Mordfall Metzler "Ich war meine eigene Marionette"

Noch zu Beginn des Prozesses hatte der wegen heimtückischen Mordes angeklagte Rechtsreferendar erklärt, er habe den Tod Jakob von Metzlers nicht gewollt. Nun hat er sein Geständnis nachgebessert: Er habe den Tod sehr wohl einkalkuliert.

"Ich habe mich selber immer als lieben Menschen gesehen." Mit stockender Stimme versuchte Magnus Gäfgen, angeklagt des heimtückischen Mordes aus Habgier und zur Verdeckung einer Straftat sowie des erpresserischen Menschenraubs, der Freiheitsberaubung und des Diebstahls, zu erklären, was er nach eigenen Worten selbst nicht versteht. Die Entführung und Ermordung des kleinen Jakob von Metzler hat nach seiner Darstellung ein Teil seiner Person ausgeführt, den er selbst verdrängt und gegen den er sich gewehrt hat. Innerlich sei er zerrissen gewesen.

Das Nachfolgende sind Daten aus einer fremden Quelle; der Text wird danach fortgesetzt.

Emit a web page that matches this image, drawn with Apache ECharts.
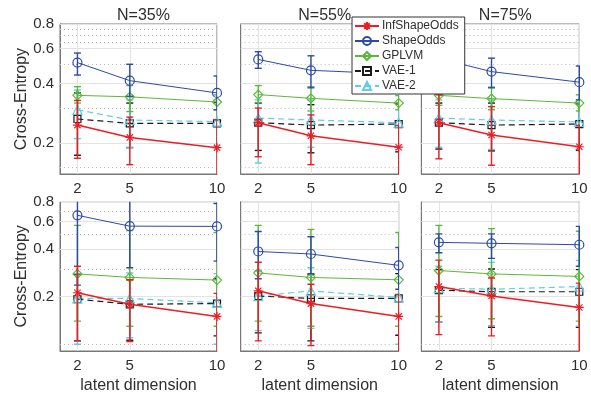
<!DOCTYPE html>
<html>
<head>
<meta charset="utf-8">
<script src="https://cdn.jsdelivr.net/npm/echarts@6/dist/echarts.min.js"></script>
<style>
  html, body { margin: 0; padding: 0; background: #fff; }
  #chart { width: 591px; height: 401px; }
</style>
</head>
<body>
<div id="chart"></div>
<script>
// latent dimension on x, cross-entropy (log) on y
var dims = [2, 5, 10];
var colTitles = ['N=35%', 'N=55%', 'N=75%'];
var yTicks = [0.2, 0.4, 0.6, 0.8];
var minorTop = [0.15, 0.3, 0.5, 0.65, 0.7, 0.75];
var minorBottom = [0.1, 0.3, 0.5, 0.7];
var names = ['InfShapeOdds', 'ShapeOdds', 'GPLVM', 'VAE-1', 'VAE-2'];

// panels: top row 35/55/75, then bottom row 35/55/75
var infMean = [[0.246, 0.213, 0.189], [0.253, 0.217, 0.19], [0.253, 0.219, 0.191], [0.212, 0.179, 0.150], [0.218, 0.181, 0.150], [0.232, 0.202, 0.171]];
var infLo = [[0.167, 0.155, 0.12], [0.17, 0.155, 0.12], [0.166, 0.154, 0.12], [0.105, 0.104, 0.08], [0.105, 0.098, 0.08], [0.115, 0.113, 0.08]];
var infHi = [[0.328, 0.27, 0.262], [0.30, 0.277, 0.245], [0.35, 0.305, 0.245], [0.312, 0.256, 0.21], [0.331, 0.24, 0.207], [0.341, 0.263, 0.244]];

var shapeMean = [[0.51, 0.413, 0.358], [0.529, 0.466, 0.446], [0.535, 0.459, 0.406], [0.656, 0.56, 0.558], [0.387, 0.373, 0.316], [0.442, 0.436, 0.427]];
var shapeLo = [[0.441, 0.344, 0.294], [0.477, 0.38, 0.38], [0.47, 0.38, 0.33], [0.237, 0.305, 0.336], [0.26, 0.28, 0.223], [0.38, 0.35, 0.312]];
var shapeHi = [[0.57, 0.50, 0.436], [0.579, 0.552, 0.52], [0.60, 0.537, 0.49], [1.0, 1.0, 0.78], [0.518, 0.48, 0.41], [0.50, 0.50, 0.558]];

var gplvmMean = [[0.348, 0.342, 0.322], [0.351, 0.336, 0.318], [0.348, 0.335, 0.318], [0.279, 0.265, 0.255], [0.283, 0.265, 0.256], [0.293, 0.279, 0.269]];
var gplvmLo = [[0.318, 0.288, 0.294], [0.32, 0.29, 0.294], [0.31, 0.294, 0.29], [0.14, 0.13, 0.13], [0.14, 0.13, 0.13], [0.15, 0.145, 0.14]];
var gplvmHi = [[0.385, 0.39, 0.35], [0.39, 0.385, 0.347], [0.385, 0.383, 0.35], [0.566, 0.525, 0.51], [0.566, 0.534, 0.51], [0.566, 0.54, 0.52]];

var vae1Mean = [[0.264, 0.251, 0.251], [0.253, 0.246, 0.249], [0.253, 0.246, 0.249], [0.193, 0.179, 0.181], [0.202, 0.195, 0.195], [0.22, 0.215, 0.215]];
var vae1Lo = [[0.173, 0.189, 0.19], [0.183, 0.178, 0.18], [0.186, 0.182, 0.183], [0.105, 0.106, 0.113], [0.118, 0.105, 0.114], [0.138, 0.128, 0.128]];
var vae1Hi = [[0.358, 0.318, 0.32], [0.318, 0.312, 0.315], [0.318, 0.318, 0.315], [0.276, 0.256, 0.26], [0.29, 0.276, 0.28], [0.297, 0.3, 0.297]];

var vae2Mean = [[0.294, 0.261, 0.256], [0.267, 0.261, 0.253], [0.267, 0.261, 0.255], [0.195, 0.195, 0.183], [0.202, 0.218, 0.198], [0.227, 0.223, 0.232]];
var vae2Lo = [[0.21, 0.19, 0.19], [0.158, 0.19, 0.185], [0.19, 0.185, 0.185], [0.1, 0.11, 0.1], [0.122, 0.126, 0.1], [0.138, 0.131, 0.13]];
var vae2Hi = [[0.37, 0.33, 0.33], [0.33, 0.33, 0.32], [0.33, 0.33, 0.32], [0.28, 0.283, 0.28], [0.29, 0.305, 0.297], [0.312, 0.33, 0.34]];

var FONT = '"Liberation Sans", Arial, sans-serif';
var TXT = '#2e2e2e';
var AXIS = '#777';

var methods = [
  {name: names[0], mean: infMean, lo: infLo, hi: infHi, color: '#ee1d23', symbol: 'path://M5,0L5,10M0,5L10,5M1.5,1.5L8.5,8.5M1.5,8.5L8.5,1.5', size: 9, dash: 'solid', width: 1.5, z: 8},
  {name: names[1], mean: shapeMean, lo: shapeLo, hi: shapeHi, color: '#2c4ba6', symbol: 'circle', size: 9, dash: 'solid', width: 1, z: 7},
  {name: names[2], mean: gplvmMean, lo: gplvmLo, hi: gplvmHi, color: '#5cb83a', symbol: 'diamond', size: 9, dash: 'solid', width: 1, z: 6},
  {name: names[3], mean: vae1Mean, lo: vae1Lo, hi: vae1Hi, color: '#1a1a1a', symbol: 'rect', size: 7, dash: [6, 4], width: 1.2, z: 5},
  {name: names[4], mean: vae2Mean, lo: vae2Lo, hi: vae2Hi, color: '#5fcde4', symbol: 'triangle', size: 9, dash: [6, 4], width: 1.2, z: 5}
];

var colLeft = [60, 240.7, 421.3];
var colWidth = [157, 158, 158];
var rowTop = [24, 201.7];
var rowHeight = [150, 149.3];
var rowMin = [0.139, 0.0906];
var yMax = 0.8;

function renderErr(params, api) {
  var x = api.value(0);
  var top = api.coord([x, api.value(2)]);
  var bot = api.coord([x, api.value(1)]);
  var style = {stroke: api.visual('color'), lineWidth: 1.4, fill: null};
  var w = 3.5;
  return {
    type: 'group',
    children: [
      {type: 'line', shape: {x1: top[0], y1: top[1], x2: bot[0], y2: bot[1]}, style: style},
      {type: 'line', shape: {x1: top[0] - w, y1: top[1], x2: top[0] + w, y2: top[1]}, style: style},
      {type: 'line', shape: {x1: bot[0] - w, y1: bot[1], x2: bot[0] + w, y2: bot[1]}, style: style}
    ]
  };
}

var grids = [], xAxes = [], yAxes = [], series = [], titles = [];

for (var p = 0; p < 6; p++) {
  var row = Math.floor(p / 3), col = p % 3;
  grids.push({
    left: colLeft[col], top: rowTop[row], width: colWidth[col], height: rowHeight[row],
    show: true, borderColor: AXIS, borderWidth: 1, backgroundColor: '#fff'
  });
  xAxes.push({
    type: 'value', gridIndex: p, min: 1, max: 10,
    name: row === 1 ? 'latent dimension' : '',
    nameLocation: 'middle', nameGap: 27,
    nameTextStyle: {fontFamily: FONT, fontSize: 16, color: TXT},
    axisLine: {show: true, lineStyle: {color: AXIS}},
    axisTick: {show: true, inside: true, length: 3, customValues: dims, lineStyle: {color: AXIS}},
    axisLabel: {customValues: dims, margin: 7, fontFamily: FONT, fontSize: 15, color: TXT},
    splitLine: {show: false}
  });
  yAxes.push({
    type: 'log', logBase: 10, gridIndex: p, min: rowMin[row], max: yMax,
    name: col === 0 ? 'Cross-Entropy' : '',
    nameLocation: 'middle', nameGap: 30,
    nameTextStyle: {fontFamily: FONT, fontSize: 16, color: TXT},
    axisLine: {show: true, lineStyle: {color: AXIS}},
    axisTick: {show: true, inside: true, length: 3, customValues: yTicks, lineStyle: {color: AXIS}},
    axisLabel: {show: col === 0, customValues: yTicks, margin: 6, fontFamily: FONT, fontSize: 15, color: TXT,
      formatter: function (v) { return String(+(+v).toFixed(2)); }},
    splitLine: {show: false}
  });
  if (row === 0) {
    titles.push({
      text: colTitles[col], left: colLeft[col] + colWidth[col] / 2, top: 3, textAlign: 'center',
      textStyle: {fontFamily: FONT, fontSize: 16, fontWeight: 'normal', color: TXT}
    });
  }

  // grid lines
  var gridData = [];
  yTicks.forEach(function (v) { gridData.push({yAxis: v, lineStyle: {type: 'solid', color: '#e3e3e3', width: 1}}); });
  (row === 0 ? minorTop : minorBottom).forEach(function (v) {
    gridData.push({yAxis: v, lineStyle: {type: [1, 3], color: '#bdbdbd', width: 1}});
  });
  dims.forEach(function (v) { gridData.push({xAxis: v, lineStyle: {type: 'solid', color: '#e3e3e3', width: 1}}); });
  series.push({
    type: 'line', name: 'grid' + p, xAxisIndex: p, yAxisIndex: p, data: [], z: 1, silent: true,
    markLine: {silent: true, symbol: 'none', label: {show: false}, animation: false, data: gridData}
  });

  methods.forEach(function (m) {
    var pts = dims.map(function (d, i) { return [d, m.mean[p][i]]; });
    var errs = dims.map(function (d, i) { return [d, m.lo[p][i], m.hi[p][i]]; });
    series.push({
      type: 'custom', name: m.name + ' err', xAxisIndex: p, yAxisIndex: p, z: m.z, clip: true,
      itemStyle: {color: m.color}, renderItem: renderErr, data: errs, silent: true
    });
    series.push({
      type: 'line', name: m.name, xAxisIndex: p, yAxisIndex: p, z: m.z, data: pts,
      symbol: m.symbol, symbolSize: m.size, showSymbol: true,
      lineStyle: {color: m.color, width: m.width, type: m.dash},
      itemStyle: {color: 'rgba(255,255,255,0)', borderColor: m.color, borderWidth: 1.2},
      emphasis: {disabled: true}
    });
  });
}

var chart = echarts.init(document.getElementById('chart'), null, {renderer: 'canvas'});
chart.setOption({
  animation: false,
  backgroundColor: '#fff',
  title: titles,
  grid: grids,
  xAxis: xAxes,
  yAxis: yAxes,
  legend: {
    data: names, orient: 'vertical', left: 352, top: 17,
    itemWidth: 24, itemHeight: 10, itemGap: 3,
    padding: [3, 6, 2, 2],
    backgroundColor: '#fff', borderColor: '#333', borderWidth: 1,
    textStyle: {fontFamily: FONT, fontSize: 12, color: TXT, padding: [0, 0, 0, -2]},
    selectedMode: false, z: 10
  },
  series: series
});
</script>
</body>
</html>
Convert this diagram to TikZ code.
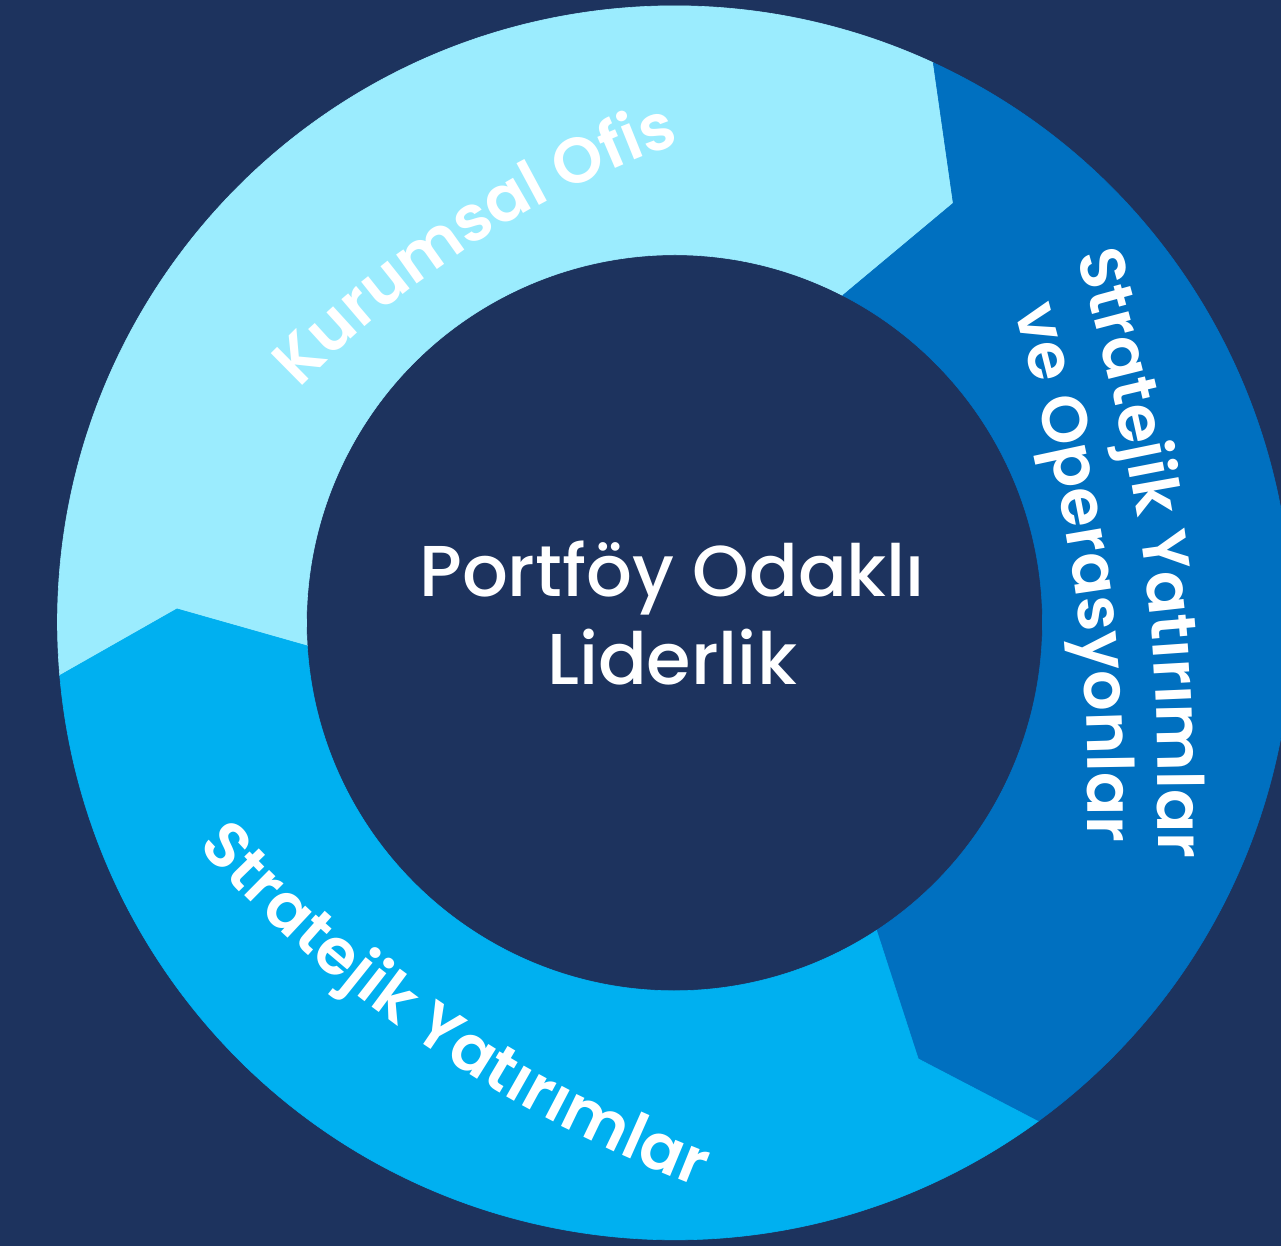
\documentclass[tikz,border=0pt]{standalone}
\usepackage{fontspec}
\setmainfont{Poppins Medium}
\newfontfamily\ringfont{Poppins SemiBold}
\usetikzlibrary{decorations.text}
\definecolor{navy}{HTML}{1D335E}
\definecolor{ofis}{HTML}{9BECFE}
\definecolor{yatirim}{HTML}{00B0F0}
\definecolor{operasyon}{HTML}{0070C0}
\newcommand{\ringsize}{\ringfont\fontsize{64}{72}\selectfont}

\begin{document}
\begin{tikzpicture}[x=1pt, y=-1pt,
  segment/.style={fill=#1, draw=#1, line width=0.6pt},
  ringlabel/.style={decorate, decoration={text along path, text align=center,
      text color=white, text={#1}}}
]
\useasboundingbox (0,0) rectangle (1281,1246);
\fill[navy] (0,0) rectangle (1281,1246);
\clip (0,0) rectangle (1281,1246);

% ring of three arrow-shaped segments around the centre
\begin{scope}[shift={(674.5,622.8)}]
  \path[segment=ofis] (-184.9:617) arc[start angle=-184.9, end angle=-65.2, radius=617]
    -- (-56.4:503.8) -- (-62.8:368) arc[start angle=-62.8, end angle=-183.6, radius=368]
    -- (-178.4:497.7) -- cycle;
  \path[segment=operasyon] (-65.2:617) arc[start angle=-65.2, end angle=53.9, radius=617]
    -- (60.8:499.6) -- (56.7:368) arc[start angle=56.7, end angle=-62.8, radius=368]
    -- (-56.4:503.8) -- cycle;
  \path[segment=yatirim] (53.9:617) arc[start angle=53.9, end angle=175.1, radius=617]
    -- (-178.4:497.7) -- (176.4:368) arc[start angle=176.4, end angle=56.7, radius=368]
    -- (60.8:499.6) -- cycle;
\end{scope}

% curved segment labels
\path[ringlabel={|\ringsize|Kurumsal Ofis}]
  (264.5,424.2) -- (303,385) .. controls (408.7,277.3) and (529.7,198.3) .. (666,148) -- (727,125.5);
\path[ringlabel={|\ringsize|Stratejik Yatırımlar}]
  (165.9,811.3) -- (198,847) .. controls (328,991.7) and (484.7,1101) .. (668,1175) -- (742.2,1204.9);
\path[ringlabel={|\ringsize|Stratejik Yatırımlar}]
  (1058.4,194.3) -- (1075,252) .. controls (1158,540) and (1158,660) .. (1158,860) -- (1158,922);
\path[ringlabel={|\ringsize|ve Operasyonlar}]
  (997.8,246.9) -- (1012,300) .. controls (1084.5,570) and (1088,662) .. (1088,842) -- (1088,907);

% centre title
\node[text=white, align=center, inner sep=0pt, font=\fontsize{72}{88}\selectfont]
  (core) at (672,613.5) {Portföy Odaklı\\Liderlik};
\end{tikzpicture}
\end{document}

Noch zu Beginn des Prozesses hatte der 28-jährige Rechtsreferendar erklärt, er habe geplant, den elfjährigen Bruder einer Bekannten zu entführen und mit Alkohol zu betäuben, so dass er sich nicht an das Geschehen und damit auch nicht an den Täter erinnern könne. Den Tod Jakobs habe er nicht gewollt, auch wenn ihm diese Möglichkeit bewusst gewesen sei. Diese Darstellung war dem Gericht aber wenig glaubwürdig erschienen.

"Das Unaussprechliche aussprechen"

Am Dienstag nun kündigte Gäfgens Verteidiger Hans Ulrich Endres eine ergänzende Aussage seines Mandanten an. Die "Dynamik eines Prozesses" bewirke, dass ein Angeklagter Erkenntnisse gewinne, "die schon vorher in ihm schlummerten und die er unterdrückte", erklärte Endres. Da könne es passieren, dass man "eine Grenze in der Beurteilung der eigenen Person" überschreite und auf "Widerwärtigkeiten" stoße, die man "mit der eigenen Person nicht in Verbindung bringt". So entstehe die Erkenntnis, dass man "das Unaussprechliche aussprechen muss".

Und dann trug Gäfgen seine neue Sicht der Dinge vor. Im Kern erklärte er, dass ihm während seiner Planung klar geworden sei, dass das Entführungsopfer wohl sterben werde. Sobald Jakob als Opfer festgestanden habe, habe er aber das tödliche Ende verdrängt, da er so etwas nicht mit seiner eigenen Person habe in Verbindung bringen können. "Ich habe mich gegen das, was ich nicht mit mir in Einklang bringen konnte, gewehrt und gesperrt", sagte Gäfgen, der nach eigenen Worten die Planung des Verbrechens nach seiner Examensklausur und juristischen Hausarbeit im April vergangenen Jahres startete.

Antworten im Konjunktiv

Solange das geplante Geschehen noch weit entfernt gewesen sei, habe er ruhig, kalt und sachlich darüber nachdenken können: "Als das Opfer noch kein Gesicht hatte, habe ich den Tod des Opfers einkalkuliert." Das Geschehen habe eine "schreckliche Zwangsläufigkeit" entwickelt, die er verdrängt habe, sobald das Opfer festgestanden habe. Er habe sich geweigert, zu Ende zu denken, sondern habe Schritt für Schritt gehandelt. "Es ging alles automatisch, ich kam da nicht mehr raus." Seine Planung sei aber nur bis zu dem Moment gegangen, in dem er Jakob in seiner Wohnung gefesselt habe. "Danach hatte ich überhaupt keine Planung." Im Prinzip sei er seine eigene Marionette gewesen.

Wirklich festlegen wollte sich Gäfgen aber nach wie vor nicht. "Als Sie Jakob in Ihre Wohnung gelockt hatten, war Ihnen da klar, dass Sie ihn töten würden?", fragte Staatsanwalt Justus Koch. "Ich wollte es nicht, aber mir war wahrscheinlich klar, dass es passieren würde", lautete Gäfgens Antwort. "Wahrscheinlich", "könnte", "müsste" - trotz des Nachhakens von Richter, Staatsanwälten und Vertretern der Nebenklage war aus ihm nicht viel mehr als Konjunktivisches herauszubekommen.

Genauere Nachfragen geblockt

Genauere Nachfragen blockte Endres stets mit dem Verweis ab, dass genau das schon einmal gesagt worden sei. Bis Endres schließlich selbst auf die Frage, ob Gäfgen den Tod Jakobs gewollt habe, ungeduldig herausplatzte: "Er hat ihn gewollt, und er hat ihn in Kauf genommen" - eine so deutliche Aussage hatte Gäfgen bis dahin vermieden. Ob Endres seinem Mandanten damit einen Gefallen getan hat, wird sich bei der Urteilsverkündung zeigen, die sich auf den 29. Juli verschoben hat. Denn die Experten, die am Dienstag ein psychologisches Gutachten Gäfgens vorlegen wollten, mussten sich nach dessen neuer Aussage noch einmal mit ihm unterhalten.